Giants: Designated outfielder Darren Ford and pitcher Waldis Joaquin for assignment.
Indians: Designated infielder Luis Valbuena for assignment.
Nationals: Claimed pitcher Cole Kimball off waivers from the Blue Jays.
Orioles: Signed infielder Matt Antonelli to a minor league deal.
Phillies: Acquired IF/OF Ty Wigginton from the Rockies for a PTBNL or cash.
Pirates: Claimed pitcher Jeremy Hefner and catcher Brian Jeroloman off waivers from the Padres and Blue Jays, respectively, and designated outfielder Xavier Paul and catcher Eric Fryer for assignment. (h/t Bucs Dugout)

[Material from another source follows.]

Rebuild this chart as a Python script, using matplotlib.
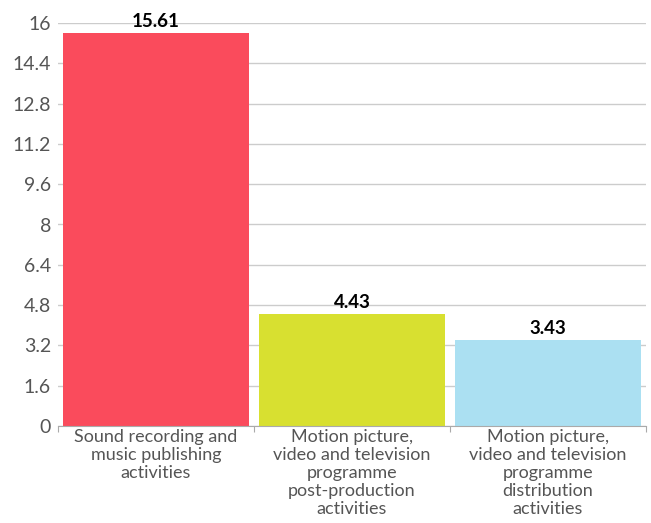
import matplotlib
matplotlib.use("Agg")
import matplotlib.pyplot as plt

categories = ["Sound recording and\nmusic publishing\nactivities",
              "Motion picture,\nvideo and television\nprogramme\npost-production\nactivities",
              "Motion picture,\nvideo and television\nprogramme\ndistribution\nactivities"]
values = [15.61, 4.43, 3.43]
colors = ["#FA4B5C", "#D8E030", "#ABE0F2"]
yticks = [0, 1.6, 3.2, 4.8, 6.4, 8, 9.6, 11.2, 12.8, 14.4, 16]
ytick_labels = ["0", "1.6", "3.2", "4.8", "6.4", "8", "9.6", "11.2", "12.8", "14.4", "16"]

plt.rcParams['font.family'] = ['Lato', 'DejaVu Sans']

fig = plt.figure(figsize=(6.51, 5.23), dpi=100)
ax = fig.add_axes([58/651, (523-426)/523, (646-58)/651, 403/523])

x = list(range(len(values)))
ax.bar(x, values, width=0.945, color=colors, zorder=3)
ax.set_xlim(-0.5, len(values) - 0.5)
ax.set_ylim(0, 16)
ax.set_yticks(yticks)
ax.set_yticklabels(ytick_labels, fontsize=14, color="#555555")
ax.yaxis.grid(True, color="#cccccc", linewidth=1, zorder=0)
ax.tick_params(axis='y', length=0, pad=5)

ax.set_xticks([-0.5, 0.5, 1.5, 2.5], minor=False)
ax.set_xticklabels([])
ax.set_xticks(x, minor=True)
ax.set_xticklabels(categories, minor=True, fontsize=13, color="#555555", linespacing=1.15)
ax.tick_params(axis='x', which='major', length=4, color="#aaaaaa")
ax.tick_params(axis='x', which='minor', length=0, pad=2)

for s in ['top', 'right', 'left']:
    ax.spines[s].set_visible(False)
ax.spines['bottom'].set_color("#aaaaaa")
ax.spines['bottom'].set_zorder(4)

for xi, v in zip(x, values):
    ax.text(xi, v + 0.12, f"{v:.2f}", ha='center', va='bottom', fontsize=13.5,
            fontweight='bold', color='black', zorder=5)

fig.savefig("out.png", dpi=100)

Twins: Signed catcher Ryan Doumit to a one year, $3 million deal and pitcher Jason Bulger to a minor league deal.
The Blue Jays had claimed Kimball off waivers from the Nationals one day earlier, then attempted to outright him to AAA. That opened the door for the Nats to step in and take him back.
On Friday I mentioned that a new collective bargaining agreement was pending, and was expected to be announced today. That announcement has been bumped back to tomorrow, but Maury Brown of The Biz of Baseball has a look at some of the changes involved:
- The minimum salary in 2011 will go up to $480,000, and is expected to climb to $500,000 before the deal expires.
- A few more players (roughly five each season) will qualify for arbitration under the Super 2 rules.
- Blood testing for human growth hormone will begin.
We've heard this mumbled and/or alluded to several times now, but this might be the closest it's ever come to being publicly said: Dan Le Batard wrote over the weekend that the Marlins, "like a lot of teams," believe Albert Pujols is older than he claims to be. This conversation could become a factor in his new deal.
A quiet weekend might have given Dale Sveum some time to settle into his new office in Chicago. Here are some notes on him from the weekend:
- Adam McCalvy has congratulatory notes from several Brewers for Sveum. John Axford also chimed in.
- Sveum had some nice things to say about Prince Fielder's work ethic.
- Tom Haudricourt notes that Sveum is the best man at Brewer clubhouse attendant Matt Smith's wedding.
Venezuela has been the focus of a lot of negative attention this winter, and we might be seeing the first blowback from it: The Angels have asked infielder Maicer Izturis, who is rehabbing an ankle injury, not to play for La Guaira this winter. On top of being potentially unsafe, the Google satellite view makes the ballpark look like a dump.
Elsewhere in Venezuela, Carlos Zambano required 16 stitches after taking a line drive off his face during his last start. He's apparently not going to miss any time.
We close today with incredibly sad news: Mariners outfielder Greg Halman was stabbed to death early this morning in the Netherlands. He was just 24 years old, and his younger brother has been arrested in relation to the crime. Our condolences go out to his family and former teammates.